Slave micro with remote I2C transceiver chip

Hello,

Been looking for a project example where someone is using a slave micro communicating to a master via a remote I2C transceiver chip.

This inexpensive slave could be used to act like an I/O expander for remote serial, A/D and digital I/O far cheaper than having to buy multiple I2C chips to do that function.

My remote board has to be more than 30 meters away, and may have quite a few sensors. I could buy several I2C chips and hook them to the remote I2C transceiver I suppose...

???

GlenB

ps-high speed is not required in my application

Please define "remote I2C transceiver chip"!

My remote board has to be more than 30 meters away, and may have quite a few sensors.

To span 30 meters I2C is the wrong technology.

Wireless solutions will work much better than I2C at such a distance. Or if you must go wired, look at RS485.

I2C remote transceiver chip is Texas Instruments P82B715

Looks like that could work.
Still I'd look at wireless, probably cheaper and definitely a lot easier to install.

I2C remote transceiver chip is Texas Instruments P82B715

The datasheet says "approximately 50 meters" but in reality this is more 10 to 15 meters. Your experience may vary and it may depend on the used cable but I still think I2C is the wrong interface choice for such distances.

BTW: the P82B715 is not a remove transceiver chip, you need a chip on both ends (remote and local) of the long wire. It's a bus extender.

Of course.
At $2.50, doubt you are going to do wireless at both ends for the same price.
Besides, mine is an app in an RF environment.

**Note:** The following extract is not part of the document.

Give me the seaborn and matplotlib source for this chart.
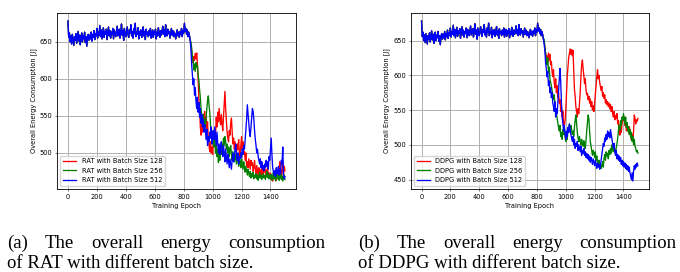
import numpy as np
import pandas as pd
import matplotlib
matplotlib.use("Agg")
import matplotlib.pyplot as plt
import seaborn as sns

# epochs sampled every 5 steps
epochs = np.arange(0, 1505, 5)

# shared warm-up phase (epochs 0..845), all runs overlap here
warmup = [
    678, 656, 662, 650, 658, 647, 660, 653, 645, 657,
    652, 661, 648, 656, 664, 651, 659, 646, 655, 662,
    650, 658, 654, 663, 649, 657, 644, 656, 660, 652,
    659, 654, 663, 651, 660, 656, 665, 653, 661, 658,
    668, 655, 663, 659, 672, 657, 666, 654, 662, 669,
    656, 664, 660, 667, 653, 662, 670, 658, 665, 655,
    663, 660, 668, 654, 666, 661, 657, 664, 671, 658,
    662, 667, 655, 663, 674, 659, 665, 652, 668, 661,
    657, 664, 670, 660, 656, 666, 662, 673, 658, 664,
    655, 668, 661, 675, 657, 663, 660, 669, 654, 664,
    659, 666, 656, 662, 670, 658, 664, 653, 667, 660,
    663, 657, 665, 659, 668, 655, 662, 666, 656, 664,
    660, 667, 654, 663, 658, 669, 661, 656, 665, 659,
    663, 671, 660, 666, 657, 673, 662, 658, 667, 661,
    664, 655, 662, 668, 659, 665, 657, 663, 660, 654,
    661, 666, 658, 663, 656, 664, 660, 668, 657, 665,
    662, 675, 664, 668, 660, 666, 657, 663, 658, 652,
]

# tails (epochs 850..1500)
rat_128 = [
    646, 637, 628, 622, 630, 625, 634, 627, 635, 620,
    598, 572, 560, 535, 524, 540, 528, 552, 545, 556,
    538, 548, 530, 542, 520, 510, 502, 515, 500, 508,
    498, 520, 515, 530, 522, 548, 535, 555, 542, 560,
    545, 538, 552, 540, 530, 548, 565, 583, 560, 545,
    528, 520, 515, 530, 524, 540, 547, 530, 512, 520,
    505, 515, 508, 500, 512, 505, 518, 500, 495, 510,
    522, 505, 515, 498, 502, 490, 500, 482, 488, 480,
    492, 485, 478, 490, 483, 487, 475, 480, 490, 478,
    470, 483, 475, 468, 480, 472, 477, 468, 485, 475,
    470, 482, 474, 478, 468, 476, 480, 470, 473, 466,
    472, 464, 470, 462, 468, 475, 466, 470, 463, 472,
    468, 480, 470, 488, 475, 466, 478, 484, 470, 482,
    476,
]
rat_256 = [
    650, 642, 630, 625, 612, 620, 610, 622, 615, 618,
    605, 598, 585, 575, 560, 548, 540, 552, 538, 545,
    535, 548, 560, 570, 577, 565, 555, 540, 520, 530,
    512, 525, 508, 518, 500, 510, 495, 505, 487, 500,
    490, 505, 498, 512, 505, 520, 510, 522, 515, 505,
    512, 500, 508, 495, 505, 510, 498, 490, 502, 495,
    488, 498, 492, 485, 495, 490, 482, 494, 488, 480,
    492, 485, 478, 488, 480, 474, 482, 476, 470, 478,
    472, 468, 475, 466, 472, 468, 474, 465, 470, 467,
    472, 465, 470, 463, 468, 474, 466, 470, 464, 468,
    472, 466, 470, 464, 469, 475, 467, 472, 465, 470,
    466, 471, 463, 468, 474, 465, 470, 462, 467, 472,
    465, 470, 463, 468, 472, 464, 469, 462, 466, 470,
    464,
]
rat_512 = [
    640, 620, 605, 592, 600, 578, 588, 570, 560, 575,
    555, 568, 548, 560, 540, 552, 535, 545, 528, 538,
    530, 518, 532, 510, 522, 515, 528, 520, 535, 512,
    525, 530, 518, 535, 522, 510, 528, 515, 500, 512,
    498, 508, 515, 502, 495, 510, 500, 488, 505, 495,
    485, 498, 490, 480, 492, 485, 478, 490, 500, 488,
    495, 505, 512, 498, 490, 500, 485, 495, 492, 500,
    494, 505, 498, 510, 505, 518, 530, 545, 565, 552,
    538, 528, 522, 535, 548, 560, 556, 545, 530, 518,
    510, 500, 505, 495, 490, 485, 492, 480, 488, 478,
    483, 476, 485, 480, 490, 482, 488, 478, 495, 490,
    505, 520, 498, 480, 475, 470, 476, 468, 480, 472,
    475, 482, 470, 478, 472, 490, 485, 508, 470, 465,
    468,
]

ddpg_128 = [
    648, 640, 632, 624, 628, 618, 632, 622, 630, 615,
    620, 605, 598, 608, 590, 582, 595, 575, 585, 568,
    575, 560, 565, 548, 555, 540, 548, 530, 526, 535,
    550, 575, 598, 612, 625, 632, 638, 630, 637, 628,
    636, 610, 580, 570, 555, 548, 540, 552, 545, 560,
    575, 598, 615, 622, 610, 600, 588, 595, 580, 572,
    574, 565, 570, 560, 566, 555, 562, 550, 556, 548,
    560, 572, 585, 598, 608, 595, 600, 590, 584, 578,
    584, 570, 575, 567, 572, 560, 565, 558, 562, 555,
    560, 552, 558, 548, 555, 545, 540, 548, 536, 542,
    538, 545, 530, 535, 520, 514, 525, 518, 530, 540,
    535, 540, 528, 532, 520, 530, 524, 518, 526, 520,
    512, 507, 515, 505, 520, 543, 538, 530, 536, 534,
    538,
]
ddpg_256 = [
    652, 640, 632, 622, 615, 625, 605, 612, 595, 590,
    585, 578, 570, 565, 572, 558, 550, 545, 538, 530,
    525, 520, 528, 512, 518, 508, 522, 515, 525, 512,
    505, 515, 508, 520, 525, 530, 518, 528, 522, 515,
    520, 512, 525, 535, 543, 530, 518, 510, 505, 512,
    505, 500, 508, 502, 498, 506, 500, 495, 505, 520,
    532, 543, 538, 520, 505, 498, 490, 485, 492, 488,
    482, 490, 478, 484, 475, 470, 478, 468, 472, 466,
    470, 476, 468, 480, 486, 478, 490, 484, 488, 480,
    492, 486, 495, 488, 500, 494, 490, 498, 492, 488,
    496, 502, 510, 520, 528, 522, 535, 528, 540, 536,
    545, 538, 530, 540, 525, 532, 520, 526, 515, 522,
    510, 518, 505, 512, 500, 508, 498, 495, 490, 492,
    488,
]
ddpg_512 = [
    645, 635, 618, 610, 598, 605, 585, 592, 575, 582,
    568, 575, 560, 555, 548, 562, 540, 552, 545, 560,
    578, 595, 610, 590, 560, 540, 530, 520, 528, 515,
    508, 520, 512, 525, 518, 530, 522, 515, 510, 505,
    512, 500, 508, 495, 502, 498, 505, 492, 500, 495,
    490, 498, 485, 492, 488, 495, 485, 490, 482, 488,
    480, 486, 478, 484, 475, 482, 478, 472, 480, 475,
    470, 478, 472, 466, 474, 468, 472, 465, 470, 478,
    485, 495, 502, 498, 510, 505, 515, 508, 520, 512,
    518, 510, 522, 515, 508, 500, 495, 502, 490, 485,
    492, 480, 486, 478, 484, 476, 482, 472, 478, 470,
    476, 468, 474, 466, 472, 464, 470, 462, 468, 460,
    455, 450, 460, 448, 462, 470, 465, 472, 468, 474,
    470,
]

batch_sizes = [128, 256, 512]
line_colors = ["red", "green", "blue"]

plt.rcParams.update({
    "font.family": "DejaVu Sans",
    "font.size": 4.8,
    "axes.linewidth": 0.6,
    "axes.edgecolor": "black",
    "axes.labelpad": 2.0,
    "xtick.major.size": 1.7,
    "ytick.major.size": 1.7,
    "xtick.major.width": 0.4,
    "ytick.major.width": 0.4,
    "xtick.major.pad": 1.7,
    "ytick.major.pad": 1.7,
    "grid.color": "#b0b0b0",
    "grid.linewidth": 0.7,
    "legend.fontsize": 4.8,
})


def draw_panel(ax, method, tails):
    frames = []
    for bs, tail in zip(batch_sizes, tails):
        frames.append(pd.DataFrame({
            "epoch": epochs,
            "energy": np.array(warmup + tail),
            "run": f"{method} with Batch Size {bs}",
        }))
    df = pd.concat(frames, ignore_index=True)
    order = [f"{method} with Batch Size {bs}" for bs in batch_sizes]
    sns.lineplot(data=df, x="epoch", y="energy", hue="run", hue_order=order,
                 palette=line_colors, estimator=None, sort=False,
                 linewidth=0.95, ax=ax)
    ax.grid(True)
    ax.set_xlabel("Training Epoch")
    ax.set_ylabel("Overall Energy Consumption [J]")
    leg = ax.legend(loc="lower left", fancybox=True, framealpha=0.8,
                    borderaxespad=0.5, handlelength=2.0)
    for h in leg.get_lines():
        h.set_linewidth(0.95)


fig = plt.figure(figsize=(6.8, 2.72), dpi=100)
ax_rat = fig.add_axes([0.084, 0.305, 0.351, 0.647])
ax_ddpg = fig.add_axes([0.604, 0.305, 0.350, 0.647])

draw_panel(ax_rat, "RAT", [rat_128, rat_256, rat_512])
draw_panel(ax_ddpg, "DDPG", [ddpg_128, ddpg_256, ddpg_512])

CAP_SIZE = 13.5


# captions, first line justified like the paper layout
def justified(words, x0, x1, y):
    texts = [fig.text(x0, y, w, family="Liberation Serif", fontsize=CAP_SIZE) for w in words]
    r = fig.canvas.get_renderer()
    W = fig.get_figwidth() * fig.dpi
    widths = [t.get_window_extent(r).width / W for t in texts]
    gap = ((x1 - x0) - sum(widths)) / (len(words) - 1)
    x = x0
    for t, w in zip(texts, widths):
        t.set_x(x)
        x += w + gap


justified(["(a)", "The", "overall", "energy", "consumption"], 0.010, 0.478, 1 - 248 / 272)
fig.text(0.010, 1 - 268 / 272, "of RAT with different batch size.",
         family="Liberation Serif", fontsize=CAP_SIZE)
justified(["(b)", "The", "overall", "energy", "consumption"], 0.527, 0.995, 1 - 248 / 272)
fig.text(0.527, 1 - 268 / 272, "of DDPG with different batch size.",
         family="Liberation Serif", fontsize=CAP_SIZE)

fig.savefig("out.png", dpi=100)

Replace your Nanos with NodeMCU and you have WiFi connectivity at about nothing extra. So cheaper than your I2C extender, even before you start looking into what kind of wire you'd need to transmit I2C in a noisy environment over 30 meters. That long wire is a fantastic antenna, picking up lots of noise, messing up your signal. You're probably going to need a well shielded cable.
This is also why RS485 and similar long-distance protocols use balanced, current based signals. Much more immune to noise. Your P82B715 is likely to propagate the noise together with the signal, as what it does is buffering.